# start of DATASET EXTRACT

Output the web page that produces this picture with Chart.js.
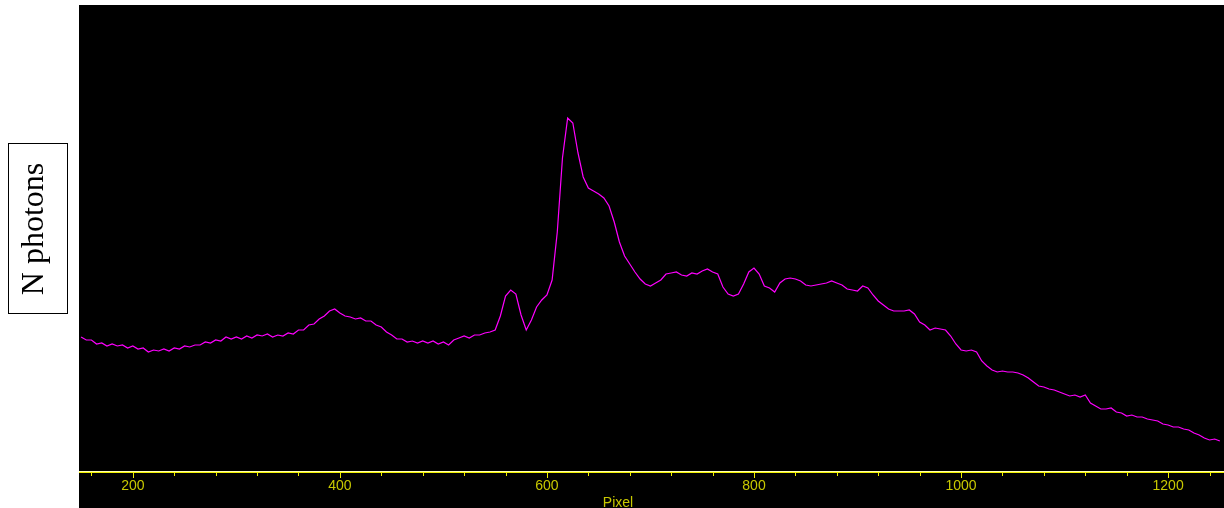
<!DOCTYPE html>
<html>
<head>
<meta charset="utf-8">
<title>Spectrum</title>
<script src="https://cdn.jsdelivr.net/npm/chart.js@4.4.1/dist/chart.umd.min.js"></script>
<style>
  html, body { margin: 0; padding: 0; background: #fff; }
  #wrap { width: 1224px; height: 508px; }
</style>
</head>
<body>
<div id="wrap"><canvas id="spectrum" width="1224" height="508"></canvas></div>
<script>
// detector pixels sampled every 5, starting at 150
const pixelStart = 150;
const pixelStep = 5;
const photonCounts = [
  134, 131, 131, 127, 128, 125, 127, 125, 126, 123,
  125, 122, 123, 119, 121, 120, 122, 120, 123, 122,
  125, 124, 126, 126, 129, 128, 131, 130, 134, 132,
  134, 132, 135, 133, 136, 135, 137, 134, 136, 135,
  138, 137, 141, 141, 146, 147, 152, 155, 160, 162,
  158, 155, 154, 152, 153, 150, 150, 146, 144, 139,
  136, 132, 132, 129, 130, 128, 130, 128, 130, 127,
  129, 126, 131, 133, 135, 133, 136, 136, 138, 139,
  141, 155, 175, 181, 177, 156, 141, 151, 164, 171,
  176, 191, 239, 313, 353, 348, 318, 294, 283, 280,
  277, 273, 265, 249, 229, 215, 207, 199, 192, 187,
  185, 188, 191, 197, 198, 199, 196, 195, 198, 197,
  200, 202, 199, 197, 184, 177, 175, 177, 187, 199,
  203, 197, 185, 183, 179, 188, 192, 193, 192, 190,
  186, 185, 186, 187, 188, 190, 188, 186, 182, 181,
  180, 185, 183, 176, 170, 166, 162, 160, 160, 160,
  161, 157, 149, 146, 141, 143, 142, 141, 135, 127,
  121, 120, 121, 119, 110, 105, 101, 99, 100, 99,
  99, 98, 96, 93, 89, 85, 84, 82, 81, 79,
  77, 75, 76, 74, 76, 68, 65, 62, 62, 63,
  59, 58, 55, 56, 54, 54, 52, 51, 50, 47,
  46, 44, 44, 42, 41, 38, 36, 33, 31, 32,
  30
];
const xMin = 148;
const xMax = 1254;
const yMax = 466;
const minorTickStep = 40;
const majorTickStep = 200;
const xTitle = 'Pixel';
const yTitle = 'N photons';

const points = photonCounts.map((c, i) => ({ x: pixelStart + i * pixelStep, y: c }));

const axisYellow = '#f0f000';
const labelYellow = '#c8c800';

// black plot panel, yellow axis with minor/major ticks, boxed y label
const spectrumFrame = {
  id: 'spectrumFrame',
  beforeDraw(chart) {
    const { ctx, chartArea } = chart;
    ctx.save();
    ctx.fillStyle = '#000';
    ctx.fillRect(chartArea.left, chartArea.top, chart.width - chartArea.left, chart.height - chartArea.top);
    ctx.restore();
  },
  afterDraw(chart) {
    const { ctx, chartArea } = chart;
    const xs = chart.scales.x;
    const w = chart.width - chartArea.left;
    ctx.save();
    ctx.fillStyle = '#ffffb0';
    ctx.fillRect(chartArea.left, chartArea.bottom, w, 1);
    ctx.fillStyle = axisYellow;
    ctx.fillRect(chartArea.left, chartArea.bottom + 1, w, 1);
    xs.ticks.forEach(t => {
      if (t.value % minorTickStep !== 0) return;
      const px = Math.round(xs.getPixelForValue(t.value));
      const len = t.value % majorTickStep === 0 ? 5 : 3;
      ctx.fillRect(px, chartArea.bottom + 2, 1, len);
    });

    ctx.fillStyle = labelYellow;
    ctx.font = '14px "Liberation Sans", Arial, sans-serif';
    ctx.textAlign = 'center';
    ctx.textBaseline = 'middle';
    ctx.fillText(xTitle, chartArea.left + 539, 503);

    ctx.strokeStyle = '#000';
    ctx.lineWidth = 1;
    ctx.strokeRect(8.5, 143.5, 59, 170);
    ctx.translate(43, 229);
    ctx.rotate(-Math.PI / 2);
    ctx.fillStyle = '#000';
    ctx.font = '32px "Liberation Serif", "Times New Roman", serif';
    ctx.textAlign = 'center';
    ctx.textBaseline = 'alphabetic';
    ctx.fillText(yTitle, 0, 0);
    ctx.restore();
  }
};

new Chart(document.getElementById('spectrum'), {
  type: 'line',
  data: {
    datasets: [{
      data: points,
      borderColor: '#ff00ff',
      borderWidth: 1.2,
      pointRadius: 0,
      tension: 0,
      fill: false
    }]
  },
  options: {
    responsive: false,
    animation: false,
    devicePixelRatio: 1,
    layout: { padding: { left: 79, top: 5, right: 0, bottom: 0 } },
    plugins: {
      legend: { display: false },
      tooltip: { enabled: false }
    },
    scales: {
      x: {
        type: 'linear',
        min: xMin,
        max: xMax,
        afterFit(scale) { scale.height = 37; },
        grid: { display: false, drawTicks: false },
        border: { display: false },
        ticks: {
          stepSize: minorTickStep,
          includeBounds: false,
          autoSkip: false,
          maxRotation: 0,
          padding: 7,
          color: labelYellow,
          font: { family: '"Liberation Sans", Arial, sans-serif', size: 14 },
          callback: v => (v % majorTickStep === 0 ? String(v) : '')
        }
      },
      y: {
        display: false,
        min: 0,
        max: yMax
      }
    }
  },
  plugins: [spectrumFrame]
});
</script>
</body>
</html>
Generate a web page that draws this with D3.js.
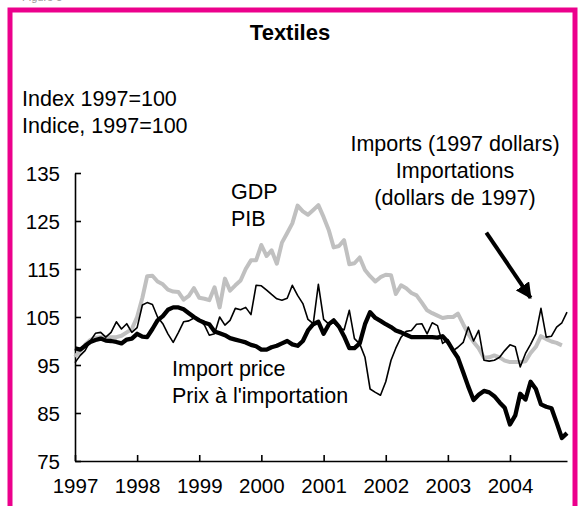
<!DOCTYPE html>
<head>
<meta charset="utf-8">
<style>
  body { margin: 0; background: #fff; }
  svg text { font-family: "Liberation Sans", Arial, sans-serif; }
</style>
</head>
<body>
<svg width="581" height="506" id="svgMain"></svg>
<script src="https://d3js.org/d3.v7.min.js"></script>
<script>
//-----------------------------------------------------
//              DATA (monthly, Jan 1997 - Dec 2004)
//-----------------------------------------------------
var startYear = 1997;
var yearLabels = [1997, 1998, 1999, 2000, 2001, 2002, 2003, 2004];
var yTicks = [75, 85, 95, 105, 115, 125, 135];

var gdp = [
  96.7, 98.0, 99.2, 100.2, 100.7, 100.8, 100.8, 100.8, 100.8, 101.1, 101.8, 102.5,
  105.0, 109.0, 113.5, 113.6, 112.4, 111.8, 110.7, 110.3, 110.2, 108.6, 109.4, 111.0,
  109.0, 108.8, 108.5, 111.2, 107.0, 113.0, 110.5, 111.6, 112.6, 115.0, 116.8, 116.8,
  120.0, 117.7, 118.9, 116.1, 120.5, 122.5, 124.5, 128.2, 127.0, 126.3, 127.3, 128.3,
  125.8, 123.0, 119.5, 119.8, 121.0, 116.0, 116.2, 117.4, 114.8, 113.5, 112.4, 113.3,
  113.8, 113.7, 109.8, 111.6, 111.0, 110.0, 109.5, 108.0, 106.4, 105.8, 105.3, 104.8,
  105.0, 105.0, 105.7, 103.5, 101.5, 99.8, 98.5, 96.5, 96.6, 97.0, 96.6, 95.9,
  95.6, 95.6, 95.6, 95.8, 97.5, 98.8, 101.0, 100.4, 99.9, 99.6, 99.1
];

var importPrice = [
  98.5, 98.2, 99.0, 99.8, 100.2, 100.5, 100.1, 100.0, 99.8, 99.5, 100.3, 100.5,
  101.5, 100.9, 100.8, 102.5, 104.3, 105.2, 106.5, 107.0, 107.0, 106.6, 105.8, 105.0,
  104.3, 103.8, 103.5, 102.0, 101.6, 101.2, 100.6, 100.3, 100.0, 99.7, 99.2, 98.9,
  98.2, 98.2, 98.7, 99.0, 99.5, 100.0, 99.3, 99.0, 100.0, 102.2, 103.5, 104.0,
  101.5, 103.5, 104.3, 103.0, 101.0, 98.5, 98.5, 99.5, 103.5, 106.0, 104.8, 104.2,
  103.5, 102.9, 102.2, 101.8, 101.3, 100.8, 100.8, 100.8, 100.8, 100.8, 100.7, 101.0,
  99.8, 98.0, 96.5, 93.5, 90.5, 87.7, 88.8, 89.6, 89.3, 88.5, 87.2, 86.1,
  82.6, 84.5, 89.0, 87.8, 91.5, 90.0, 86.8, 86.3, 86.0, 83.0, 79.8, 80.8
];

var imports = [
  95.5, 97.0, 98.0, 100.0, 101.6, 101.8, 100.8, 101.8, 104.0, 102.5, 103.6, 101.8,
  102.8, 107.5, 108.0, 107.6, 105.0, 103.6, 101.5, 99.7, 101.8, 104.0, 104.2, 104.8,
  104.5, 103.3, 101.2, 101.5, 105.0, 103.3, 104.3, 106.8, 106.5, 107.0, 105.5, 111.6,
  111.5, 110.6, 109.7, 108.8, 108.5, 108.9, 111.6, 109.5, 107.8, 104.5, 103.6, 111.8,
  104.5, 103.5, 103.8, 102.8, 102.3, 106.4, 100.5, 99.4, 96.6, 90.0, 89.3, 88.7,
  91.5, 96.0, 98.5, 100.8, 102.0, 102.2, 103.5, 103.6, 101.5, 103.8, 103.2, 99.5,
  100.3, 98.0, 98.7, 99.7, 102.9, 100.0, 102.2, 96.0, 95.8, 96.0, 96.6, 98.0,
  99.2, 98.8, 94.6, 97.4, 99.3, 101.5, 106.8, 100.8, 101.0, 102.9, 103.8, 106.0
];

//-----------------------------------------------------
//              DIMENSIONS & SCALES
//-----------------------------------------------------
var svg = d3.select("svg");

var x = d3.scaleTime()
    .domain([new Date(1997, 0, 1), new Date(2004, 11, 1)])
    .range([75, 567]);

var y = d3.scaleLinear()
    .domain([75, 135])
    .range([461, 173]);

function toPoints(arr) {
  return arr.map(function(v, i) { return { date: new Date(startYear, i, 1), value: v }; });
}

var line = d3.line()
    .x(function(d) { return x(d.date); })
    .y(function(d) { return y(d.value); });

//-----------------------------------------------------
//              PINK FRAME + CAPTION
//-----------------------------------------------------
svg.append("rect")
    .attr("x", 10).attr("y", 10)
    .attr("width", 565).attr("height", 520)
    .attr("fill", "none")
    .attr("stroke", "#ec008c")
    .attr("stroke-width", 5);

svg.append("text")
    .attr("x", 22).attr("y", 1)
    .attr("fill", "#999")
    .style("font-size", "11px")
    .text("Figure 5");

svg.append("text")
    .attr("x", 290).attr("y", 40)
    .attr("text-anchor", "middle")
    .style("font-size", "22px")
    .style("font-weight", "bold")
    .text("Textiles");

//-----------------------------------------------------
//              AXES
//-----------------------------------------------------
var gx = svg.append("g")
    .attr("transform", "translate(0," + y(75) + ")")
    .call(d3.axisBottom(x)
      .tickValues(yearLabels.map(function(yr) { return new Date(yr, 0, 1); }))
      .tickFormat(d3.timeFormat("%Y"))
      .tickSize(-6)
      .tickSizeOuter(0));

var gy = svg.append("g")
    .attr("transform", "translate(" + x(new Date(1997, 0, 1)) + ",0)")
    .call(d3.axisLeft(y)
      .tickValues(yTicks)
      .tickSize(-6)
      .tickSizeOuter(0));

[gx, gy].forEach(function(g) {
  g.select(".domain").attr("stroke", "#000").attr("stroke-width", 1.6);
  g.selectAll(".tick line").attr("stroke", "#000").attr("stroke-width", 1.6);
  g.selectAll(".tick text")
      .attr("fill", "#000")
      .style("font-family", "'Liberation Sans', Arial, sans-serif")
      .style("font-size", "20.5px");
});
gx.selectAll(".tick text").attr("y", 17).attr("dy", "0.71em");
gy.selectAll(".tick text").attr("x", -15).attr("dy", "0.35em");

//-----------------------------------------------------
//              SERIES
//-----------------------------------------------------
svg.append("path")
    .datum(toPoints(gdp))
    .attr("fill", "none")
    .attr("stroke", "#c0c0c0")
    .attr("stroke-width", 4)
    .attr("stroke-linejoin", "round")
    .attr("d", line);

svg.append("path")
    .datum(toPoints(imports))
    .attr("fill", "none")
    .attr("stroke", "#000")
    .attr("stroke-width", 1.6)
    .attr("stroke-linejoin", "round")
    .attr("d", line);

svg.append("path")
    .datum(toPoints(importPrice))
    .attr("fill", "none")
    .attr("stroke", "#000")
    .attr("stroke-width", 4.3)
    .attr("stroke-linejoin", "round")
    .attr("d", line);

//-----------------------------------------------------
//              LABELS
//-----------------------------------------------------
function label(lines, px, py, anchor) {
  var t = svg.append("text")
      .attr("x", px).attr("y", py)
      .attr("text-anchor", anchor)
      .style("font-size", "21.5px");
  lines.forEach(function(s, i) {
    t.append("tspan").attr("x", px).attr("dy", i === 0 ? 0 : 27).text(s);
  });
}

label(["Index 1997=100", "Indice, 1997=100"], 22, 106, "start");
label(["GDP", "PIB"], 231, 199, "start");
label(["Imports (1997 dollars)", "Importations", "(dollars de 1997)"], 455, 151, "middle");
label(["Import price", "Prix à l'importation"], 172, 376, "start");

//-----------------------------------------------------
//              ARROW
//-----------------------------------------------------
svg.append("defs").append("marker")
    .attr("id", "head")
    .attr("viewBox", "0 0 10 10")
    .attr("refX", 9).attr("refY", 5)
    .attr("markerWidth", 4).attr("markerHeight", 4)
    .attr("orient", "auto")
  .append("path")
    .attr("d", "M0,0L10,5L0,10z")
    .attr("fill", "#000");

svg.append("line")
    .attr("x1", x(new Date(2003, 7, 15))).attr("y1", y(122.6))
    .attr("x2", x(new Date(2004, 4, 1))).attr("y2", y(109))
    .attr("stroke", "#000")
    .attr("stroke-width", 4)
    .attr("marker-end", "url(#head)");
</script>
</body>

# end of DATASET EXTRACT

• **REQUEST**
Write down every line from the opening of the listing to the line with "const points = photonCounts.map((c, i)", both included, and nothing else; the pictures are omitted.

• **WRITTEN SOLUTION**
Output the web page that produces this picture with Chart.js.
<!DOCTYPE html>
<html>
<head>
<meta charset="utf-8">
<title>Spectrum</title>
<script src="https://cdn.jsdelivr.net/npm/chart.js@4.4.1/dist/chart.umd.min.js"></script>
<style>
  html, body { margin: 0; padding: 0; background: #fff; }
  #wrap { width: 1224px; height: 508px; }
</style>
</head>
<body>
<div id="wrap"><canvas id="spectrum" width="1224" height="508"></canvas></div>
<script>
// detector pixels sampled every 5, starting at 150
const pixelStart = 150;
const pixelStep = 5;
const photonCounts = [
  134, 131, 131, 127, 128, 125, 127, 125, 126, 123,
  125, 122, 123, 119, 121, 120, 122, 120, 123, 122,
  125, 124, 126, 126, 129, 128, 131, 130, 134, 132,
  134, 132, 135, 133, 136, 135, 137, 134, 136, 135,
  138, 137, 141, 141, 146, 147, 152, 155, 160, 162,
  158, 155, 154, 152, 153, 150, 150, 146, 144, 139,
  136, 132, 132, 129, 130, 128, 130, 128, 130, 127,
  129, 126, 131, 133, 135, 133, 136, 136, 138, 139,
  141, 155, 175, 181, 177, 156, 141, 151, 164, 171,
  176, 191, 239, 313, 353, 348, 318, 294, 283, 280,
  277, 273, 265, 249, 229, 215, 207, 199, 192, 187,
  185, 188, 191, 197, 198, 199, 196, 195, 198, 197,
  200, 202, 199, 197, 184, 177, 175, 177, 187, 199,
  203, 197, 185, 183, 179, 188, 192, 193, 192, 190,
  186, 185, 186, 187, 188, 190, 188, 186, 182, 181,
  180, 185, 183, 176, 170, 166, 162, 160, 160, 160,
  161, 157, 149, 146, 141, 143, 142, 141, 135, 127,
  121, 120, 121, 119, 110, 105, 101, 99, 100, 99,
  99, 98, 96, 93, 89, 85, 84, 82, 81, 79,
  77, 75, 76, 74, 76, 68, 65, 62, 62, 63,
  59, 58, 55, 56, 54, 54, 52, 51, 50, 47,
  46, 44, 44, 42, 41, 38, 36, 33, 31, 32,
  30
];
const xMin = 148;
const xMax = 1254;
const yMax = 466;
const minorTickStep = 40;
const majorTickStep = 200;
const xTitle = 'Pixel';
const yTitle = 'N photons';

const points = photonCounts.map((c, i) => ({ x: pixelStart + i * pixelStep, y: c }));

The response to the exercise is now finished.